Now let's see how good these weights are, by evaluating on the dev set.



In [98]:
from snlp import evaluation
reload(evaluation);

In [99]:
y_hat = clf_base.predict_all(x_dv_pruned,theta_nb,labels)
print(evaluation.acc(y_hat,y_dv))

0.5038910505836576


In [100]:
# this block shows how we write and read predictions for evaluation
evaluation.write_predictions(y_hat,'nb-dev.preds')
y_hat_dv = evaluation.read_predictions('nb-dev.preds')
evaluation.acc(y_hat_dv,y_dv)

0.5038910505836576

# Deliverables:
 
1. Create the most simple baseline you can come up with for this task. Comare the NB performance to that simple baseline. What do you observe?
2. Implement a neural model of your choice (e.g., CBOW/FNN) and compare it to the Naive Bayes classifier.

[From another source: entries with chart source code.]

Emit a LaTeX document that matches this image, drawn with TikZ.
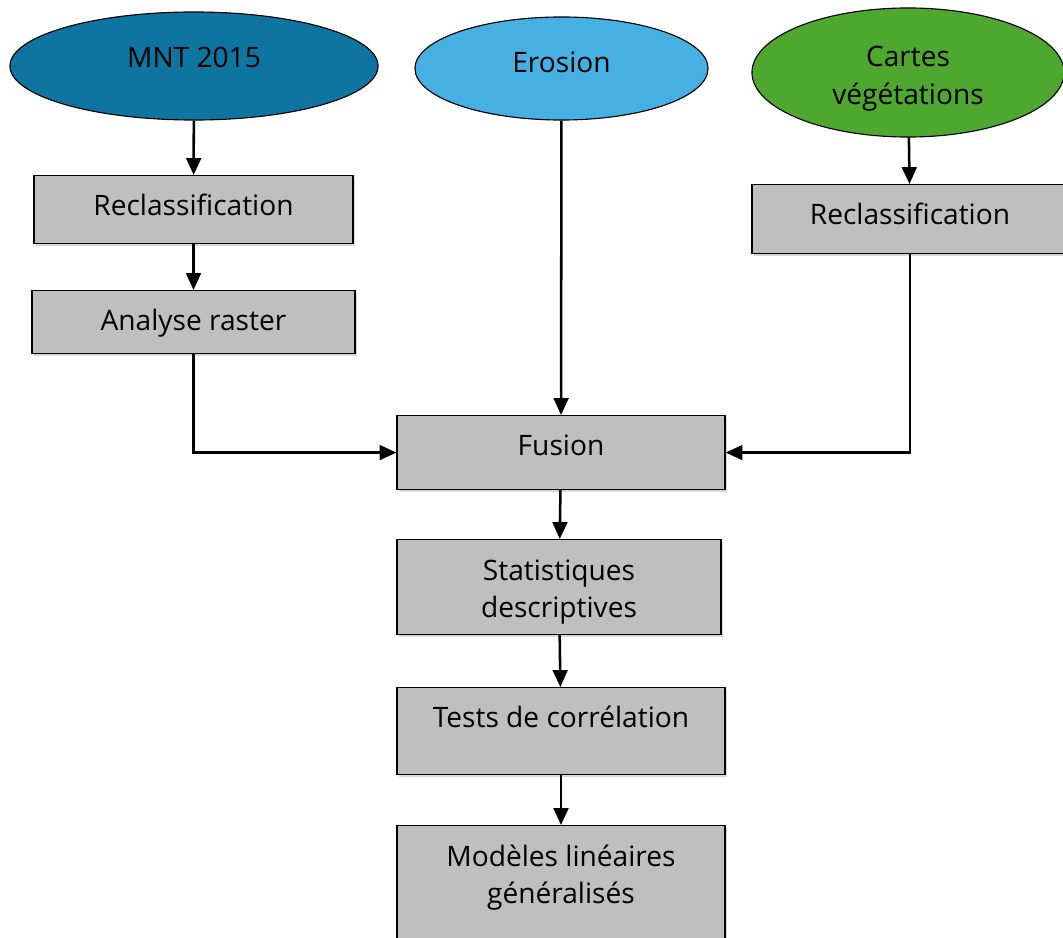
\documentclass[tikz,border=0pt]{standalone}
\usepackage{fontspec}
\setmainfont{Open Sans}
\usetikzlibrary{shapes.geometric,arrows.meta,shadows}
\definecolor{mntblue}{HTML}{0E75A0}
\definecolor{erosionblue}{HTML}{45B0E1}
\definecolor{vegegreen}{HTML}{4EA72E}
\definecolor{boxgray}{HTML}{BFBFBF}
\begin{document}
\begin{tikzpicture}[x=0.025cm, y=-0.025cm,
	txt/.style={font=\fontsize{20}{26.5}\selectfont, align=center},
	source/.style={txt, ellipse, draw, line width=0.8pt, inner sep=0pt},
	box/.style={txt, rectangle, draw, fill=boxgray, line width=0.8pt, anchor=north, inner ysep=0pt, text height=1cm, drop shadow={shadow xshift=1.5pt, shadow yshift=-1.5pt, opacity=0.3}},
	flow/.style={-{Triangle[length=12pt, width=10.5pt]}, line width=1.8pt}]

	\useasboundingbox (0,0) rectangle (1063,938);

	\node[source, fill=mntblue, minimum width=9.2cm, minimum height=2.7cm, text height=0.65cm, text depth=0.55cm] (mnt) at (194,66) {MNT 2015};
	\node[source, fill=erosionblue, minimum width=7.325cm, minimum height=2.575cm, text height=0.6cm, text depth=0.375cm] (erosion) at (561.5,68.5) {Erosion};
	\node[source, fill=vegegreen, minimum width=7.8cm, minimum height=3.225cm, text height=1.775cm, text depth=0.2cm] (cartes) at (908,72.5) {Cartes\\végétations};

	\node[box, minimum width=7.975cm, text depth=0.7cm] (recl1) at (193.5,175) {Reclassification};
	\node[box, minimum width=8.075cm, text depth=0.575cm] (raster) at (193.5,290) {Analyse raster};
	\node[box, minimum width=7.9cm, text depth=0.725cm] (recl2) at (910,184) {Reclassification};

	\node[box, minimum width=8.2cm, text depth=0.85cm] (fusion) at (561,415) {Fusion};
	\node[box, minimum width=8.1cm, text height=1.95cm, text depth=0.425cm] (stats) at (559,539) {Statistiques\\descriptives};
	\node[box, minimum width=8.2cm, text depth=1.175cm] (tests) at (561,687) {Tests de corrélation};
	\node[box, minimum width=8.2cm, text height=1.95cm, text depth=1.425cm] (glm) at (561,825) {Modèles linéaires\\généralisés};

	\foreach \a/\b in {mnt/recl1, recl1/raster, erosion/fusion, cartes/recl2, fusion/stats, stats/tests, tests/glm}
	\draw[flow] (\a) -- (\b);

	\draw[flow] (raster.south) |- (fusion.west);
	\draw[flow] (recl2.south) |- (fusion.east);
\end{tikzpicture}
\end{document}
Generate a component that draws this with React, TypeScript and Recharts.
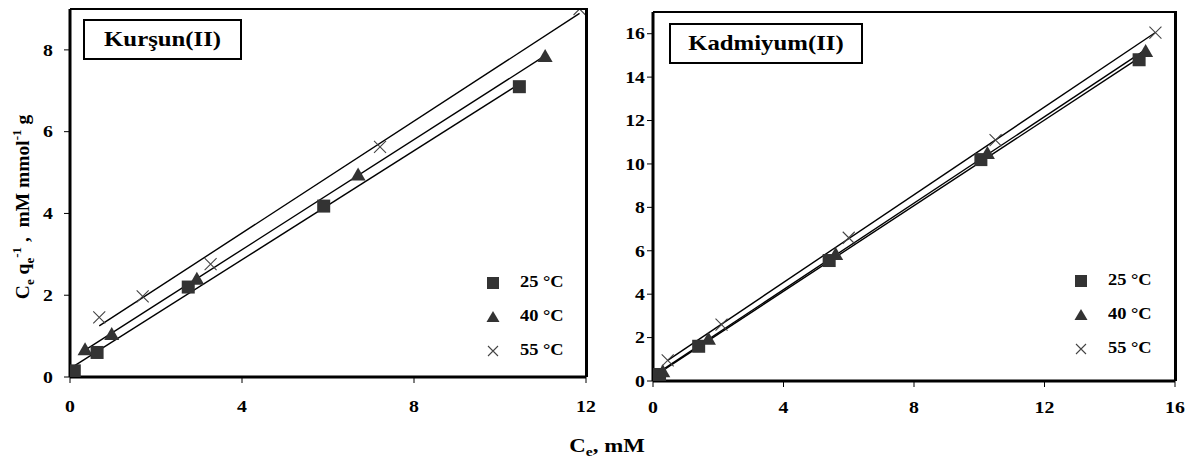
import React from "react"
import { ScatterChart, Scatter, XAxis, YAxis, ReferenceLine } from "recharts"

// Kurşun(II) - Ce (mM) vs Ce/qe
const pbX25 = [0.1, 0.63, 2.75, 5.9, 10.45]
const pbY25 = [0.15, 0.6, 2.2, 4.18, 7.1]
const pbX40 = [0.35, 0.97, 2.95, 6.7, 11.05]
const pbY40 = [0.68, 1.05, 2.4, 4.95, 7.85]
const pbX55 = [0.68, 1.69, 3.27, 7.21, 11.85]
const pbY55 = [1.46, 1.97, 2.76, 5.63, 9.0]

// Kadmiyum(II)
const cdX25 = [0.2, 1.4, 5.4, 10.05, 14.9]
const cdY25 = [0.3, 1.6, 5.55, 10.2, 14.8]
const cdX40 = [0.3, 1.7, 5.6, 10.25, 15.1]
const cdY40 = [0.45, 1.95, 5.85, 10.5, 15.2]
const cdX55 = [0.45, 2.1, 6.0, 10.5, 15.4]
const cdY55 = [0.95, 2.6, 6.6, 11.1, 16.05]

const pbXTicks = [0, 4, 8, 12]
const pbYTicks = [0, 2, 4, 6, 8]
const cdXTicks = [0, 4, 8, 12, 16]
const cdYTicks = [0, 2, 4, 6, 8, 10, 12, 14, 16]

const seriesNames = ["25 °C", "40 °C", "55 °C"]

const SERIF = "'Liberation Serif', 'Times New Roman', serif"

const toPts = (xs: number[], ys: number[]) => xs.map((x, i) => ({ x, y: ys[i] }))

// least squares trendline over the series' x range (like an Excel linear trendline)
function fit(xs: number[], ys: number[]) {
  const n = xs.length
  const mx = xs.reduce((a, b) => a + b, 0) / n
  const my = ys.reduce((a, b) => a + b, 0) / n
  let sxy = 0
  let sxx = 0
  xs.forEach((x, i) => {
    sxy += (x - mx) * (ys[i] - my)
    sxx += (x - mx) * (x - mx)
  })
  const b = sxy / sxx
  const a = my - b * mx
  const x0 = Math.min(...xs)
  const x1 = Math.max(...xs)
  return [{ x: x0, y: a + b * x0 }, { x: x1, y: a + b * x1 }]
}

const Square = (p: any) => (
  <rect x={p.cx - 6.5} y={p.cy - 6.5} width={13} height={13} fill="#333" />
)
const Tri = (p: any) => (
  <polygon points={`${p.cx},${p.cy - 7} ${p.cx + 7.5},${p.cy + 6} ${p.cx - 7.5},${p.cy + 6}`} fill="#333" />
)
const Cross = (p: any) => (
  <path
    d={`M${p.cx - 6},${p.cy - 6}L${p.cx + 6},${p.cy + 6}M${p.cx + 6},${p.cy - 6}L${p.cx - 6},${p.cy + 6}`}
    stroke="#444"
    strokeWidth={1.1}
    fill="none"
  />
)
const shapes = [Square, Tri, Cross]

const yTick = (p: any) => (
  <g transform={`translate(${p.x},${p.y})`}>
    <text textAnchor="end" dy="0.35em" transform="scale(1.2,1)" fontSize={16.5} fontWeight="bold" fontFamily={SERIF} fill="#000">
      {p.payload.value}
    </text>
  </g>
)
const xTick = (p: any) => (
  <g transform={`translate(${p.x},${p.y})`}>
    <text textAnchor="middle" dy="0.71em" transform="scale(1.2,1)" fontSize={16.5} fontWeight="bold" fontFamily={SERIF} fill="#000">
      {p.payload.value}
    </text>
  </g>
)

function Legend({ left, top }: { left: number; top: number }) {
  return (
    <div style={{ position: "absolute", left, top }}>
      {seriesNames.map((name, i) => (
        <div key={name} style={{ position: "absolute", left: 0, top: i * 34, width: 90, height: 20 }}>
          <svg width={16} height={16} style={{ position: "absolute", left: -8, top: -8 }}>
            {i === 0 && <rect x={2} y={2} width={12} height={12} fill="#333" />}
            {i === 1 && <polygon points="8,2 14.5,13 1.5,13" fill="#333" />}
            {i === 2 && <path d="M3,3L13,13M13,3L3,13" stroke="#444" strokeWidth={1.1} />}
          </svg>
          <span
            style={{
              position: "absolute",
              left: 27,
              top: -10,
              fontFamily: SERIF,
              fontWeight: "bold",
              fontSize: 16,
              whiteSpace: "nowrap",
              transform: "scaleX(1.15)",
              transformOrigin: "left center",
            }}
          >
            {name}
          </span>
        </div>
      ))}
    </div>
  )
}

type PanelProps = {
  left: number
  width: number
  height: number
  margin: { top: number; right: number; left: number; bottom: number }
  yAxisWidth: number
  xAxisHeight: number
  yTickMargin: number
  xTickMargin: number
  xMax: number
  yMax: number
  xTicks: number[]
  yTicks: number[]
  xs: number[][]
  ys: number[][]
  title: string
  titleBox: { left: number; top: number; width: number; height: number }
  legend: { left: number; top: number }
}

function Panel(props: PanelProps) {
  const { margin, yAxisWidth, xAxisHeight, width, height } = props
  const plotLeft = margin.left + yAxisWidth
  const plotTop = margin.top
  const plotW = width - plotLeft - margin.right
  const plotH = height - margin.top - margin.bottom - xAxisHeight
  return (
    <div style={{ position: "absolute", left: props.left, top: 0, width, height }}>
      <ScatterChart width={width} height={height} margin={margin} style={{ overflow: "visible" }}>
        <XAxis
          type="number"
          dataKey="x"
          domain={[0, props.xMax]}
          ticks={props.xTicks}
          height={xAxisHeight}
          axisLine={{ stroke: "#000", strokeWidth: 3 }}
          tickLine={{ stroke: "#000", strokeWidth: 1 }}
          tickSize={6}
          tickMargin={props.xTickMargin}
          tick={xTick}
          allowDataOverflow
        />
        <YAxis
          type="number"
          dataKey="y"
          domain={[0, props.yMax]}
          ticks={props.yTicks}
          width={yAxisWidth}
          axisLine={{ stroke: "#000", strokeWidth: 3 }}
          tickLine={{ stroke: "#000", strokeWidth: 1 }}
          tickSize={6}
          tickMargin={props.yTickMargin}
          tick={yTick}
          allowDataOverflow
        />
        {props.xs.map((xs, i) => (
          <Scatter
            key={seriesNames[i]}
            name={seriesNames[i]}
            data={toPts(xs, props.ys[i])}
            shape={shapes[i]}
            isAnimationActive={false}
          />
        ))}
        {props.xs.map((xs, i) => (
          <ReferenceLine
            key={"fit" + i}
            segment={fit(xs, props.ys[i])}
            stroke="#000"
            strokeWidth={1.4}
            ifOverflow="visible"
          />
        ))}
      </ScatterChart>
      <div
        style={{
          position: "absolute",
          left: plotLeft,
          top: plotTop - 1,
          width: plotW + 1.5,
          height: plotH + 1,
          borderTop: "2.5px solid #000",
          borderRight: "3px solid #000",
          boxSizing: "border-box",
          pointerEvents: "none",
        }}
      />
      <div
        style={{
          position: "absolute",
          left: props.titleBox.left,
          top: props.titleBox.top,
          width: props.titleBox.width,
          height: props.titleBox.height,
          border: "2.5px solid #000",
          boxSizing: "border-box",
          background: "#fff",
          display: "flex",
          alignItems: "center",
          justifyContent: "center",
        }}
      >
        <span
          style={{
            fontFamily: SERIF,
            fontWeight: "bold",
            fontSize: 21,
            whiteSpace: "nowrap",
            transform: "scaleX(1.18)",
          }}
        >
          {props.title}
        </span>
      </div>
      <Legend left={props.legend.left} top={props.legend.top} />
    </div>
  )
}

export default function App() {
  return (
    <div style={{ position: "absolute", left: 0, top: 0, width: 1198, height: 464, background: "#fff", overflow: "hidden" }}>
      <Panel
        left={0}
        width={600}
        height={432}
        margin={{ top: 9, right: 14, left: 0, bottom: 22 }}
        yAxisWidth={70}
        xAxisHeight={33}
        yTickMargin={11}
        xTickMargin={17}
        xMax={12}
        yMax={9}
        xTicks={pbXTicks}
        yTicks={pbYTicks}
        xs={[pbX25, pbX40, pbX55]}
        ys={[pbY25, pbY40, pbY55]}
        title="Kurşun(II)"
        titleBox={{ left: 83, top: 19, width: 159, height: 41 }}
        legend={{ left: 493, top: 283 }}
      />
      <Panel
        left={590}
        width={600}
        height={432}
        margin={{ top: 12, right: 15, left: 0, bottom: 22 }}
        yAxisWidth={63}
        xAxisHeight={29}
        yTickMargin={2}
        xTickMargin={14}
        xMax={16}
        yMax={17}
        xTicks={cdXTicks}
        yTicks={cdYTicks}
        xs={[cdX25, cdX40, cdX55]}
        ys={[cdY25, cdY40, cdY55]}
        title="Kadmiyum(II)"
        titleBox={{ left: 79, top: 23, width: 194, height: 41 }}
        legend={{ left: 491, top: 281 }}
      />
      <div
        style={{
          position: "absolute",
          left: 23,
          top: 207,
          transform: "translate(-50%, -50%) rotate(-90deg)",
          fontFamily: SERIF,
          fontWeight: "bold",
          fontSize: 19.5,
          whiteSpace: "pre",
          lineHeight: 1,
        }}
      >
        C<sub style={{ fontSize: 13 }}>e</sub> q<sub style={{ fontSize: 13 }}>e</sub>
        <sup style={{ fontSize: 13 }}>-1</sup>{" ,  mM mmol"}<sup style={{ fontSize: 13 }}>-1</sup>{" g"}
      </div>
      <div
        style={{
          position: "absolute",
          left: 607,
          top: 447,
          transform: "translate(-50%, -50%) scaleX(1.2)",
          fontFamily: SERIF,
          fontWeight: "bold",
          fontSize: 19,
          whiteSpace: "nowrap",
          lineHeight: 1,
        }}
      >
        C<sub style={{ fontSize: 13 }}>e</sub>, mM
      </div>
    </div>
  )
}
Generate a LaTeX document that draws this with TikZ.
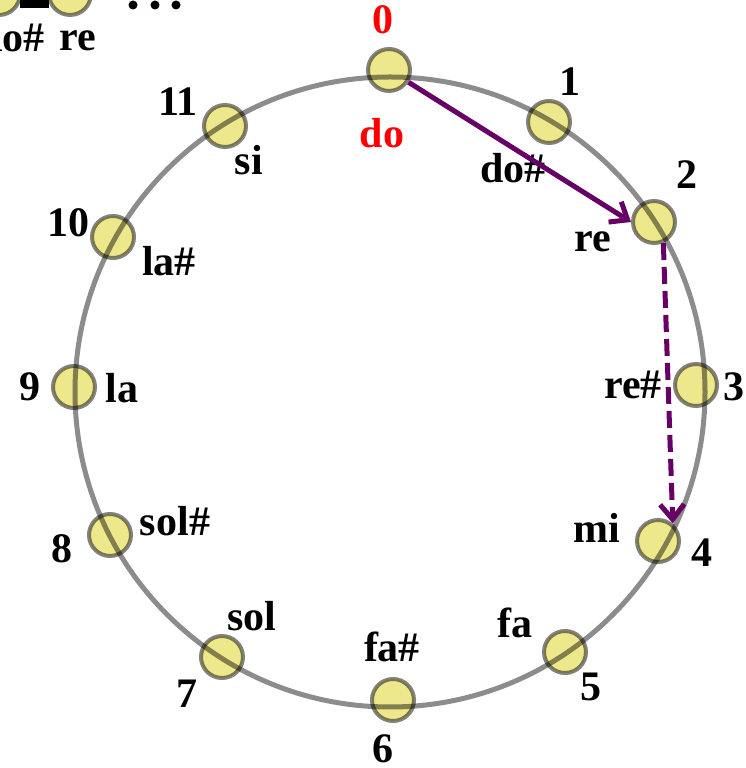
\documentclass[tikz,border=0pt]{standalone}
\usepackage{fontspec}
\setmainfont{Liberation Serif}
\usetikzlibrary{arrows.meta}
\definecolor{ringgray}{RGB}{140,140,140}
\definecolor{notefill}{RGB}{238,232,140}
\definecolor{noteedge}{RGB}{130,130,130}
\definecolor{hop}{RGB}{102,0,102}

\begin{document}
\begin{tikzpicture}[x=1pt, y=1pt,
    note/.style={circle, draw=noteedge, fill=notefill, line width=4pt, minimum size=42pt, inner sep=0pt},
    numtxt/.style={font=\fontsize{42}{50}\selectfont\bfseries, inner sep=0pt},
    sylltxt/.style={font=\fontsize{42}{50}\selectfont\bfseries, inner sep=0pt},
    ring/.style={draw=ringgray, line width=5pt},
    hoparrow/.style={-{Straight Barb[length=15pt, width=24pt]}, hop, line width=5pt}
]
    \useasboundingbox (0,0) rectangle (745,768);
    \clip (0,0) rectangle (745,768);

    % cut-off strip of the previous figure
    \coordinate (topdosc) at (-1,774);
    \coordinate (topre) at (70,774);
    \draw[line width=8pt] ([shift={(-25:23)}]topdosc) -- ([shift={(205:23)}]topre);
    \fill (133,763) circle (4.5);
    \fill (155,763) circle (4.5);
    \fill (176,763) circle (4.5);
    \node[sylltxt] (topdostxt) at (12,731) {do\#};
    \node[sylltxt] (topretxt) at (78,727) {re};

    % the ring
    \draw[ring] (390,376) circle (315);

    \begin{scope}[blend mode=multiply]
        \node[note] (topdos) at (topdosc) {};
        \node[note] (topren) at (topre) {};
        \node[note] (do) at (389,698) {};
        \node[note] (dos) at (549,646) {};
        \node[note] (re) at (654,546) {};
        \node[note] (res) at (696,383) {};
        \node[note] (mi) at (658,227) {};
        \node[note] (fa) at (565,116) {};
        \node[note] (fas) at (393,68) {};
        \node[note] (sol) at (222,111) {};
        \node[note] (sols) at (110,233) {};
        \node[note] (la) at (74,381) {};
        \node[note] (las) at (113,531) {};
        \node[note] (si) at (225,642) {};
    \end{scope}

    % numbers
    \node[numtxt, red] (donum) at (383,748) {0};
    \node[numtxt] (dosnum) at (570,686) {1};
    \node[numtxt] (renum) at (687,593) {2};
    \node[numtxt] (resnum) at (734,381) {3};
    \node[numtxt] (minum) at (702,215) {4};
    \node[numtxt] (fanum) at (591,81) {5};
    \node[numtxt] (fasnum) at (383,19) {6};
    \node[numtxt] (solnum) at (187,74) {7};
    \node[numtxt] (solsnum) at (62,219) {8};
    \node[numtxt] (lanum) at (30,381) {9};
    \node[numtxt] (lasnum) at (68,545) {10};
    \node[numtxt] (sinum) at (178,666) {11};

    % note names
    \node[sylltxt, red] (dotxt) at (382,635) {do};
    \node[sylltxt] (dostxt) at (513,600) {do\#};
    \node[sylltxt] (retxt) at (593,526) {re};
    \node[sylltxt] (restxt) at (633,383) {re\#};
    \node[sylltxt] (mitxt) at (597,240) {mi};
    \node[sylltxt] (fatxt) at (515,145) {fa};
    \node[sylltxt] (fastxt) at (392,121) {fa\#};
    \node[sylltxt] (soltxt) at (252,152) {sol};
    \node[sylltxt] (solstxt) at (175,247) {sol\#};
    \node[sylltxt] (latxt) at (122,380) {la};
    \node[sylltxt] (lastxt) at (169,507) {la\#};
    \node[sylltxt] (sitxt) at (249,608) {si};

    % steps
    \draw[hoparrow] (do) -- (re.west);
    \draw[hoparrow, dash pattern=on 17pt off 7pt] (re.-66) -- (mi.50);
\end{tikzpicture}
\end{document}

Tune its parameters on the development data. How does the neural model compare to the traditional ML? (optional: implement another traditional classifier, e.g., Logistic Regression).
3. Elaborate on the choices you investigated. Discuss your findings in the light of the results. What is particularly easy with this dataset? What is particularly difficult? Prepare a 5 minute presentation for the next class.